Why Is The American Labor Force Shrinking?
Over the past few years we have watched the unemployment rate go from 10 percent down to its current 6.1 percent. So does that mean that more people are finding jobs? Not necessarily. Is the answer an anemic, slow growing economy or is it just a sign of changing times and demographics?
Looking At The Numbers
According to the US Debt Clock there were 153 million workers in the work force in 2000, today that number is 146 million. Where did 7 million workers go? The current workforce of 62.8 percent is 3.2 percent less than December of 2007. Those are 1970s work numbers.
According to the feds, the “labor force” is anyone over the age of fifteen who is employed or unemployed but seeking work.
The official unemployed stands at 9.5 million with the actual unemployed almost double that figure at 18.6 million.
Something must be done. Where are the job bills? Where are the increases in bond buying by the Federal Reserve? Maybe the economy is not really the problem.
Who Is Really Leaving The Labor Force And Why?
As I’ve told before 300,000 baby boomers are turning 65 each and every day. That’s 3 million each month. The admissions at Montana State, U of M, and other colleges are increasing. Student loans stand at over $1 trillion.
Ever since the 1970s, fewer older workers are employed during their prime earning years.
Does A Smaller Work Force Mean A Smaller Economy?
If the economy is not the reason for a shrinking workforce — what is? One thought is automation. More work and production requiring fewer physical workers on the job site means more profits moving in to the economic system. That type of improving economy will have zero effect on those currently out of the work force because they are no longer needed.
A case could most certainly be made that fewer workers translates to fewer customers at the grocery store and less spending in our capitalistic society. So more profits are being made but who will be there to spend that profit.
Right now that corporate profit is working it’s way down through entitlements like food stamps, school lunch programs, welfare, and unemployment.
Work Force Would Be Smaller Even Without The Recession
Some popular conceptions are that new workers, due to more efficient equipment and computer advancements, are not replacing the aging population that's retiring.

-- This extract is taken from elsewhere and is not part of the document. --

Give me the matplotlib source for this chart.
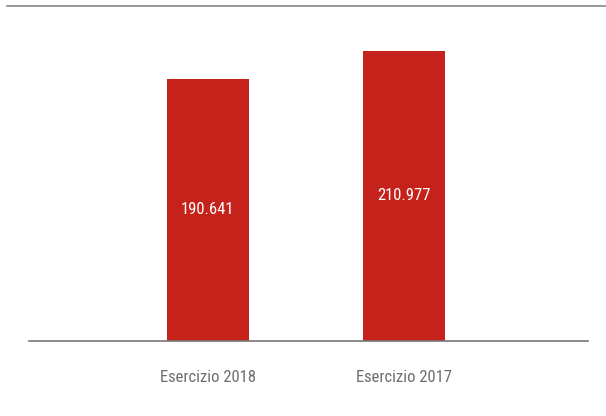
import matplotlib.pyplot as plt
from matplotlib.lines import Line2D

categories = ['Esercizio 2018', 'Esercizio 2017']
values = [190641, 210977]
labels = ['190.641', '210.977']

W, H = 606, 416
fig = plt.figure(figsize=(W / 100, H / 100), dpi=100)
ax = fig.add_axes([29 / W, (H - 341) / H, (588 - 29) / W, (341 - 6) / H])

red = '#c5221b'
x = [0.3202, 0.6708]
ax.bar(x, values, width=0.145, color=red)
ax.set_xlim(0, 1)
ax.set_ylim(0, 243500)

font = ['Liberation Sans Narrow', 'Roboto Condensed', 'Roboto', 'DejaVu Sans']
for xi, v, lab in zip(x, values, labels):
    ax.text(xi, v / 2, lab, ha='center', va='center', color='white',
            fontsize=12, family=font)

ax.set_xticks(x)
ax.set_xticklabels(categories, family=font, fontsize=12, color='#6d6d6d')
ax.tick_params(axis='x', length=0, pad=21)
ax.set_yticks([])
for s in ['top', 'left', 'right']:
    ax.spines[s].set_visible(False)
ax.spines['bottom'].set_color('#777777')
ax.spines['bottom'].set_linewidth(1.2)

# thin rule across the top
fig.add_artist(Line2D([7 / W, 1], [(H - 6) / H] * 2, color='#888888', lw=1.2))

fig.savefig('out.png', dpi=100)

The United States has never experienced unemployment rates that have been as prolonged as they have been since 2007. Most recessions last about 15-18 months and even though this one officially ended in 2009 yet the middle class is still feeling the effects.
Some Final Thoughts
Who will not be coming back? Older workers that have been able to go on disability will probably not return. Students may spend longer time in school using student loans combined with part time minimum wage jobs.
Many “Millennials” have moved back in with mom and dad and baby boomers are retiring. I fear it’s going to be a long time before our labor force is anywhere near where it was.